Tue Jun 22 04:58:57 CEST 2010

Toshio Kuratomi writes:

 > One comment here -- you can also have uri's that aren't decodable into their
 > true textual meaning using a single encoding.
 > 
 > Apache will happily serve out uris that have utf-8, shift-jis, and
 > euc-jp components inside of their path but the textual
 > representation that was intended will be garbled (or be represented
 > by escaped byte sequences).  For that matter, apache will serve
 > requests that have no true textual representation as it is working
 > on the byte level rather than the character level.

Sure.  I've never seen that combination, but I have seen Shift JIS and
KOI8-R in the same path.

But in that case, just using 'latin-1' as the encoding allows you to
use the (unicode) string operations internally, and then spew your
mess out into the world for someone else to clean up, just as using
bytes would.

 > So a complete solution really should allow the programmer to pass
 > in uris as bytes when the programmer knows that they need it.

Other than passing bytes into a constructor, I would argue if a
complete solution requires, eg, an interface that allows
urljoin(base,subdir) where the types of base and subdir are not
required to match, then it doesn't belong in the stdlib.  For stdlib
usage, that's premature optimization IMO.

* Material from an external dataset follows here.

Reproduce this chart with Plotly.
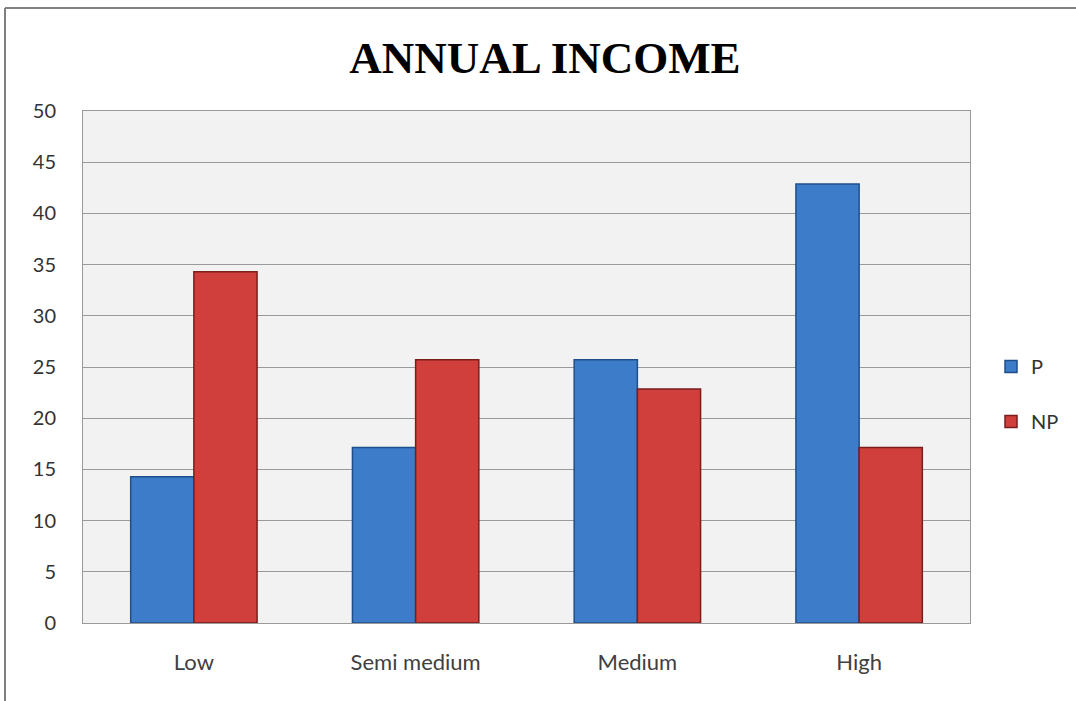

The RFC says that URIs are text, and therefore they can (and IMO
should) be operated on as text in the stdlib.  It's not just a matter
of manipulating the URIs themselves, where working directly on bytes
will work just as well and and with the same string operations (as
long as everything is bytes).  It's also a question of API complexity
(eg, Barry's bugaboo of proliferation of encoding= parameters) and of
debugging (if URIs are internally str, then they will display sanely
in tracebacks and the interpreter).

The cases where URIs can't be sanely treated as text are garbage
input, and the stdlib should not try to provide a solution.  Just
passing in bytes and getting out bytes is GIGO.  Trying to do "some"
error-checking is going to be insufficient much of the time and overly
strict most of the rest of the time.  The programmer in the trenches
is going to need to decide what to allow and what not; I don't think
there are general answers because we know that allowing random URLs on
the web leads to various kinds of problems.  Some sites will need to
address some of them.

Note also that the "complete solution" argument cuts both ways.  Eg, a
"complete" solution should implement UTS 39 "confusables detection"[1]
and IDNA[2].  Good luck doing that with bytes!

If you *need* bytes (rather than simply trying to avoid conversion
overhead), you're in a hazmat handling situation.  Passing bytes in to
stdlib APIs here is the equivalent of carrying around kilograms of
fissionables in an open bucket.  While the Tokaimura comparison is
hyperbole, it can't be denied that use of bytes here shortcuts a lot
of processing strongly suggested by the RFCs, and prevents use of
various programming conveniences (such as reasonable display of URI
values in debugging).  Does the efficiency really justify including
that in the stdlib?  I dunno, I'm not a web programmer in the
trenches.  But I take my cue from MvL and MAL who don't seem real
enthusiastic about this.

And as Martin says, there is as yet no evidence offered that the
overhead of conversion is a general problem.

Footnotes: 
[1]  http://www.unicode.org/reports/tr39/

[2]  http://www.rfc-editor.org/rfc/rfc3490.txt